COLLECTED MATERIAL ::
+++
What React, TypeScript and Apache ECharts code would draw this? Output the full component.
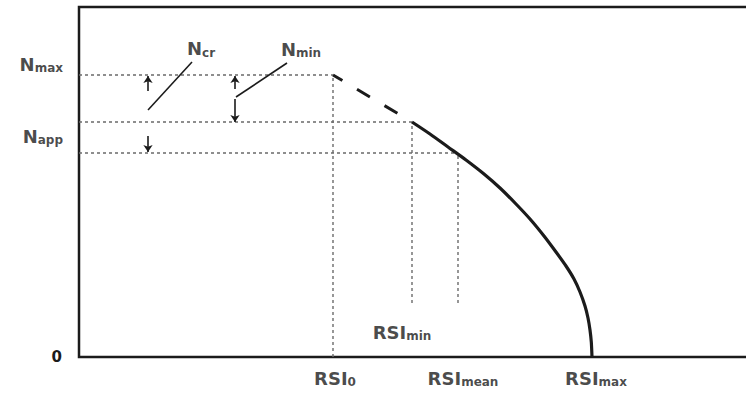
import React, { useEffect, useRef } from "react";
import * as echarts from "echarts";

// Axis extents (arbitrary units: RSI along x, N along y)
const X_MAX = 140;
const Y_MAX = 70;

// Characteristic RSI values
const rsiNames = ["0", "min", "mean", "max"];
const rsiValues = [50.8, 66.6, 75.8, 102.6];

// Characteristic N levels: N_max, N at RSI_min, N_app
const levelNames = ["max", "low", "app"];
const levelValues = [56.4, 47, 40.8];

// Bottom end of the short guides below RSI_min and RSI_mean
const guideFloor = 10.8;

// Falling branch of N(RSI) from RSI_min down to RSI_max
const curveRsi = [
  66.6, 70.2, 73.8, 77.4, 81.0, 84.2, 87.4, 90.2, 93.0, 95.4, 97.4, 99.0, 100.2, 101.2, 101.8, 102.2,
  102.46, 102.6,
];
const curveN = [
  47, 44.6, 42, 39.4, 36.6, 33.8, 30.6, 27.6, 24.2, 21, 18.2, 15.6, 13, 10.2, 7.8, 5.4, 3, 0,
];

// Dimension arrows for N_cr and N_min: [x, tailY, tipY]
const arrowNcr = [
  [13.8, 53.2, 56.2],
  [13.8, 44.2, 41.0],
];
const arrowNmin = [
  [31.2, 53.6, 56.2],
  [31.2, 51.6, 47.0],
];

// Leader lines from the labels to the dimension arrows
const leaderNcr = [
  [22.6, 59.0],
  [13.8, 49.4],
];
const leaderNmin = [
  [41.6, 58.8],
  [31.4, 52.0],
];

// Label anchor centres for N_cr and N_min
const labelNcr = [24.4, 61.7];
const labelNmin = [44.4, 61.6];

const FONT = "'DejaVu Sans', 'Liberation Sans', Arial, sans-serif";
const INK = "#1b1b1b";
const GUIDE = "#6a6a6a";

const rich = {
  b: { fontSize: 18, fontWeight: "bold" as const, fontFamily: FONT, color: INK, lineHeight: 20 },
  s: {
    fontSize: 12,
    fontWeight: "bold" as const,
    fontFamily: FONT,
    color: INK,
    lineHeight: 12,
    verticalAlign: "bottom" as const,
  },
};

const sym = (main: string, sub: string) => `{b|${main}}{s|${sub}}`;

export default function App() {
  const ref = useRef<HTMLDivElement>(null);

  useEffect(() => {
    if (!ref.current) return;
    const chart = echarts.init(ref.current, null, { renderer: "svg" });

    const [rsi0, rsiMin, rsiMean, rsiMax] = rsiValues;
    const [nMax, nLow, nApp] = levelValues;

    const guide = (pts: number[][]) => ({
      type: "line",
      data: pts,
      symbol: "none",
      silent: true,
      lineStyle: { color: GUIDE, width: 1.4, type: [3, 3] },
      z: 2,
    });

    const curveData = curveRsi.map((x, i) => [x, curveN[i]]);

    const arrowData = [...arrowNcr, ...arrowNmin].map(([x, t0, t1]) => ({
      coords: [
        [x, t0],
        [x, t1],
      ],
    }));

    const labelPoint = (value: number[], text: string, label: any) => ({
      value,
      label: { show: true, formatter: text, rich, ...label },
    });

    chart.setOption({
      animation: false,
      backgroundColor: "#ffffff",
      grid: {
        left: 79,
        top: 7,
        width: 700,
        height: 350,
        outerBoundsMode: "none",
        containLabel: false,
        show: true,
        borderColor: INK,
        borderWidth: 2.5,
        backgroundColor: "transparent",
      },
      xAxis: {
        type: "value",
        min: 0,
        max: X_MAX,
        axisLine: { show: false },
        axisTick: { show: false },
        axisLabel: { show: false },
        splitLine: { show: false },
      },
      yAxis: {
        type: "value",
        min: 0,
        max: Y_MAX,
        interval: Y_MAX,
        axisLine: { show: false },
        axisTick: { show: false },
        splitLine: { show: false },
        axisLabel: {
          margin: 17,
          fontSize: 15,
          fontWeight: "bold",
          fontFamily: FONT,
          color: INK,
          formatter: (v: number) => (v === 0 ? "0" : ""),
        },
      },
      series: [
        // horizontal guides from the N axis
        guide([
          [0, nMax],
          [rsi0, nMax],
        ]),
        guide([
          [0, nLow],
          [rsiMin, nLow],
        ]),
        guide([
          [0, nApp],
          [rsiMean, nApp],
        ]),
        // vertical guides
        guide([
          [rsi0, 0],
          [rsi0, nMax],
        ]),
        guide([
          [rsiMin, guideFloor],
          [rsiMin, nLow],
        ]),
        guide([
          [rsiMean, guideFloor],
          [rsiMean, nApp],
        ]),
        // extrapolated part between RSI_0 and RSI_min
        {
          type: "line",
          data: [
            [rsiMin, nLow],
            [rsi0, nMax],
          ],
          symbol: "none",
          silent: true,
          lineStyle: { color: INK, width: 3, type: [15, 17], dashOffset: 15 },
          z: 4,
        },
        // main curve
        {
          type: "line",
          data: curveData,
          symbol: "none",
          smooth: 0.25,
          silent: true,
          lineStyle: { color: INK, width: 3.2, join: "round" },
          z: 5,
        },
        // dimension arrows
        {
          type: "lines",
          coordinateSystem: "cartesian2d",
          data: arrowData,
          symbol: ["none", "arrow"],
          symbolSize: 7,
          silent: true,
          lineStyle: { color: INK, width: 1.6, opacity: 1 },
          z: 6,
        },
        // leader lines
        {
          type: "lines",
          coordinateSystem: "cartesian2d",
          data: [{ coords: leaderNcr }, { coords: leaderNmin }],
          symbol: ["none", "none"],
          silent: true,
          lineStyle: { color: INK, width: 1.6, opacity: 1 },
          z: 6,
        },
        // text labels
        {
          type: "scatter",
          symbolSize: 0,
          silent: true,
          clip: false,
          z: 10,
          data: [
            labelPoint([0, nMax], sym("N", levelNames[0]), {
              position: "left",
              distance: 16,
              offset: [0, -11],
            }),
            labelPoint([0, nApp], sym("N", levelNames[2]), {
              position: "left",
              distance: 16,
              offset: [0, -17],
            }),
            labelPoint(labelNcr, sym("N", "cr"), { position: "inside" }),
            labelPoint(labelNmin, sym("N", "min"), { position: "inside" }),
            labelPoint([rsi0, 0], sym("RSI", rsiNames[0]), {
              position: "bottom",
              distance: 11,
              offset: [2, 0],
            }),
            labelPoint([rsiMin, 0], sym("RSI", rsiNames[1]), {
              position: "top",
              distance: 15,
              offset: [-10, 0],
            }),
            labelPoint([rsiMean, 0], sym("RSI", rsiNames[2]), {
              position: "bottom",
              distance: 11,
              offset: [5, 0],
            }),
            labelPoint([rsiMax, 0], sym("RSI", rsiNames[3]), {
              position: "bottom",
              distance: 11,
              offset: [4, 0],
            }),
          ],
        },
      ],
    });

    return () => chart.dispose();
  }, []);

  return (
    <div
      ref={ref}
      style={{ position: "fixed", left: 0, top: 0, width: 746, height: 400, background: "#fff" }}
    />
  );
}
+++
TASK INSTRUCTIONS :: All of the data above should be quoted exactly, except for the pictures.

SOLUTION TO THE EXERCISE ::
What React, TypeScript and Apache ECharts code would draw this? Output the full component.
import React, { useEffect, useRef } from "react";
import * as echarts from "echarts";

// Axis extents (arbitrary units: RSI along x, N along y)
const X_MAX = 140;
const Y_MAX = 70;

// Characteristic RSI values
const rsiNames = ["0", "min", "mean", "max"];
const rsiValues = [50.8, 66.6, 75.8, 102.6];

// Characteristic N levels: N_max, N at RSI_min, N_app
const levelNames = ["max", "low", "app"];
const levelValues = [56.4, 47, 40.8];

// Bottom end of the short guides below RSI_min and RSI_mean
const guideFloor = 10.8;

// Falling branch of N(RSI) from RSI_min down to RSI_max
const curveRsi = [
  66.6, 70.2, 73.8, 77.4, 81.0, 84.2, 87.4, 90.2, 93.0, 95.4, 97.4, 99.0, 100.2, 101.2, 101.8, 102.2,
  102.46, 102.6,
];
const curveN = [
  47, 44.6, 42, 39.4, 36.6, 33.8, 30.6, 27.6, 24.2, 21, 18.2, 15.6, 13, 10.2, 7.8, 5.4, 3, 0,
];

// Dimension arrows for N_cr and N_min: [x, tailY, tipY]
const arrowNcr = [
  [13.8, 53.2, 56.2],
  [13.8, 44.2, 41.0],
];
const arrowNmin = [
  [31.2, 53.6, 56.2],
  [31.2, 51.6, 47.0],
];

// Leader lines from the labels to the dimension arrows
const leaderNcr = [
  [22.6, 59.0],
  [13.8, 49.4],
];
const leaderNmin = [
  [41.6, 58.8],
  [31.4, 52.0],
];

// Label anchor centres for N_cr and N_min
const labelNcr = [24.4, 61.7];
const labelNmin = [44.4, 61.6];

const FONT = "'DejaVu Sans', 'Liberation Sans', Arial, sans-serif";
const INK = "#1b1b1b";
const GUIDE = "#6a6a6a";

const rich = {
  b: { fontSize: 18, fontWeight: "bold" as const, fontFamily: FONT, color: INK, lineHeight: 20 },
  s: {
    fontSize: 12,
    fontWeight: "bold" as const,
    fontFamily: FONT,
    color: INK,
    lineHeight: 12,
    verticalAlign: "bottom" as const,
  },
};

const sym = (main: string, sub: string) => `{b|${main}}{s|${sub}}`;

export default function App() {
  const ref = useRef<HTMLDivElement>(null);

  useEffect(() => {
    if (!ref.current) return;
    const chart = echarts.init(ref.current, null, { renderer: "svg" });

    const [rsi0, rsiMin, rsiMean, rsiMax] = rsiValues;
    const [nMax, nLow, nApp] = levelValues;

    const guide = (pts: number[][]) => ({
      type: "line",
      data: pts,
      symbol: "none",
      silent: true,
      lineStyle: { color: GUIDE, width: 1.4, type: [3, 3] },
      z: 2,
    });

    const curveData = curveRsi.map((x, i) => [x, curveN[i]]);

    const arrowData = [...arrowNcr, ...arrowNmin].map(([x, t0, t1]) => ({
      coords: [
        [x, t0],
        [x, t1],
      ],
    }));

    const labelPoint = (value: number[], text: string, label: any) => ({
      value,
      label: { show: true, formatter: text, rich, ...label },
    });

    chart.setOption({
      animation: false,
      backgroundColor: "#ffffff",
      grid: {
        left: 79,
        top: 7,
        width: 700,
        height: 350,
        outerBoundsMode: "none",
        containLabel: false,
        show: true,
        borderColor: INK,
        borderWidth: 2.5,
        backgroundColor: "transparent",
      },
      xAxis: {
        type: "value",
        min: 0,
        max: X_MAX,
        axisLine: { show: false },
        axisTick: { show: false },
        axisLabel: { show: false },
        splitLine: { show: false },
      },
      yAxis: {
        type: "value",
        min: 0,
        max: Y_MAX,
        interval: Y_MAX,
        axisLine: { show: false },
        axisTick: { show: false },
        splitLine: { show: false },
        axisLabel: {
          margin: 17,
          fontSize: 15,
          fontWeight: "bold",
          fontFamily: FONT,
          color: INK,
          formatter: (v: number) => (v === 0 ? "0" : ""),
        },
      },
      series: [
        // horizontal guides from the N axis
        guide([
          [0, nMax],
          [rsi0, nMax],
        ]),
        guide([
          [0, nLow],
          [rsiMin, nLow],
        ]),
        guide([
          [0, nApp],
          [rsiMean, nApp],
        ]),
        // vertical guides
        guide([
          [rsi0, 0],
          [rsi0, nMax],
        ]),
        guide([
          [rsiMin, guideFloor],
          [rsiMin, nLow],
        ]),
        guide([
          [rsiMean, guideFloor],
          [rsiMean, nApp],
        ]),
        // extrapolated part between RSI_0 and RSI_min
        {
          type: "line",
          data: [
            [rsiMin, nLow],
            [rsi0, nMax],
          ],
          symbol: "none",
          silent: true,
          lineStyle: { color: INK, width: 3, type: [15, 17], dashOffset: 15 },
          z: 4,
        },
        // main curve
        {
          type: "line",
          data: curveData,
          symbol: "none",
          smooth: 0.25,
          silent: true,
          lineStyle: { color: INK, width: 3.2, join: "round" },
          z: 5,
        },
        // dimension arrows
        {
          type: "lines",
          coordinateSystem: "cartesian2d",
          data: arrowData,
          symbol: ["none", "arrow"],
          symbolSize: 7,
          silent: true,
          lineStyle: { color: INK, width: 1.6, opacity: 1 },
          z: 6,
        },
        // leader lines
        {
          type: "lines",
          coordinateSystem: "cartesian2d",
          data: [{ coords: leaderNcr }, { coords: leaderNmin }],
          symbol: ["none", "none"],
          silent: true,
          lineStyle: { color: INK, width: 1.6, opacity: 1 },
          z: 6,
        },
        // text labels
        {
          type: "scatter",
          symbolSize: 0,
          silent: true,
          clip: false,
          z: 10,
          data: [
            labelPoint([0, nMax], sym("N", levelNames[0]), {
              position: "left",
              distance: 16,
              offset: [0, -11],
            }),
            labelPoint([0, nApp], sym("N", levelNames[2]), {
              position: "left",
              distance: 16,
              offset: [0, -17],
            }),
            labelPoint(labelNcr, sym("N", "cr"), { position: "inside" }),
            labelPoint(labelNmin, sym("N", "min"), { position: "inside" }),
            labelPoint([rsi0, 0], sym("RSI", rsiNames[0]), {
              position: "bottom",
              distance: 11,
              offset: [2, 0],
            }),
            labelPoint([rsiMin, 0], sym("RSI", rsiNames[1]), {
              position: "top",
              distance: 15,
              offset: [-10, 0],
            }),
            labelPoint([rsiMean, 0], sym("RSI", rsiNames[2]), {
              position: "bottom",
              distance: 11,
              offset: [5, 0],
            }),
            labelPoint([rsiMax, 0], sym("RSI", rsiNames[3]), {
              position: "bottom",
              distance: 11,
              offset: [4, 0],
            }),
          ],
        },
      ],
    });

    return () => chart.dispose();
  }, []);

  return (
    <div
      ref={ref}
      style={{ position: "fixed", left: 0, top: 0, width: 746, height: 400, background: "#fff" }}
    />
  );
}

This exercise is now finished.